We found the paradise island of Dhiaporos off the east coast of Sinthonia Peninsular (rivaling anything we have seen in Thailand) and enjoyed the crystal clear waters.

The journey by car from Ormos Panayia to Kavala allowed us to see more of this beautiful part of Greece.  The road wound through stony mountains, along precipitous coastal routes and through lush rural farmland.  There were huge round bales of hay like giants’ draughts pieces; fields of nodding sunflowers, heads bowed like ashamed drunks; huge glimmering mirror lakes and gentle rolling hills reminiscent of the land around Ripon.

On the road home was a shop selling every imaginable size, colour and design of pot and ready-made shrines. 

 

The gods were benevolent the day we skirted the most holy of holy pieces of land in Greece – The Atki Peninsular.   A place where time is still reckoned by the Julian calendar (13 days behind the Roman  calendar) and the day is ruled by the Byzantine clock with hours of variable length.
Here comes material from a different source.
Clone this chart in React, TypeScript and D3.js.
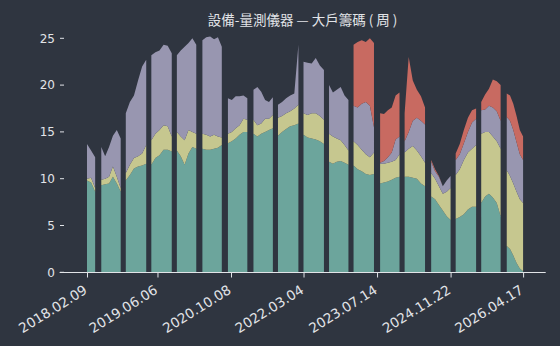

It is an awe-inspiring view.

This rugged peninsular has for centuries existed as a world unto itself.  Divorced from the modern world, the holy community has a few roads or mod cons.  The medieval monasteries occupy spectacular sites on the rocky bluffs and cliffs-sides teetering over the rocks and sea below.

Think Potala Palace, Tibet; Bavarian castles; St Basil’s cathedral; onion-domed minarets; Colditz’ impenetrable walls; Tudor balconies and cool blue-green paint. 

At the tip of the peninsular is the spectacular Mount Athos that rises some 3000ft towards heaven.

Mount Athos

Once home to some 80000 monks, there are now only 3000 monks living on the peninsular.  However, even the monks must have realised the value of the tourist dollar, as building and restoration work was in evidence, as were roads, solar panels and phone aerials.

On the day we dropped Sam and Rory at the airport in Kavala, we visited a photographic exhibition.  The images featured the monks and scenes from their lives on the holy peninsular.  The culmination of 8 years work by Stratos Kalafatis.  He trailed around the vast peninsular by mule to visit hermits and far-flung communities.  The exhibition has been shown around the world and the quality of images is excellent.

South winds were due from midday on the 13th July.  We set off motoring across the bay to get round the Atki peninsular.  We had read that should a cigar-shaped cloud develop over Mount Athos then it would be prudent to be far to seaward. The winds fly down the sides of the mountain and make for very big seas and frightening sailing.   So, it was with a certain amount of relief that there was no cigar. Close! But no cigar!

Although we were motoring, we were rewarded with a sighting of beautiful dolphins.  Not just your common dolphin either.  These are their snub-nosed cousins, Grampus griseus, and although a couple did briefly come and play at the bow, they clearly had more important duties in mind and disappeared off to concentrate on fishing.

As the wind picked up we were able to put the genaker up and knocked off the remaining 40 miles in good time.  After a heavenly few weeks up here we realised that the gods are truly smiling on us.

 

Alone again- naturally

Looking at the weather and wind for the next few days we decided we would be able to have a great sail south back to the Gulf of Volos which we had by-passed earlier in the week.  Indeed, it was a gorgeous day and the wind was perfect.  We had been sailing for about twenty minutes when Ian went to check the charts.  I was on watch and had a good look around thinking how nice it is to be sailing and not to have the tractor engine interrupting the peace and quiet of the open seas.  Not even the slapping of the dinghy could be heard as it chased along behind us.

I turned to check the dinghy. GONE!

Shouting for Ian I explained that the dinghy had escaped again.

‘Dinghy’s gone!’  I said as directly and simply as I could.

‘Where?’ Ian responded, rather unnecessarily, I thought at the time.

‘Back there,’ I explained as precisely as I could, under the circumstances.

‘Right, go and set a course back along our track but slightly to the right and then get on those ‘knockers and see if you can spot it.’

Houdini, the naughty dinghy.

No sooner said than done!  I could see the miscreant dancing along the waves about a mile or so away.  If it had had arms, it would have been waving vees at us from each hand.  Two other yachts were already heading towards it.  Would they take it hostage?  Quick!  Gun the engine!

With only the loss of one particularly useless boat hook whose handle came right off in my hand when I grabbed the dinghy, we managed to get the beggar back and firmly tied on to the back cleat with a safety loop that even Houdini couldn’t have got out of. Without further incident or insubordination we anchored in a quiet bay in the south east corner of the Gulf of Volos. Now, we are on holiday!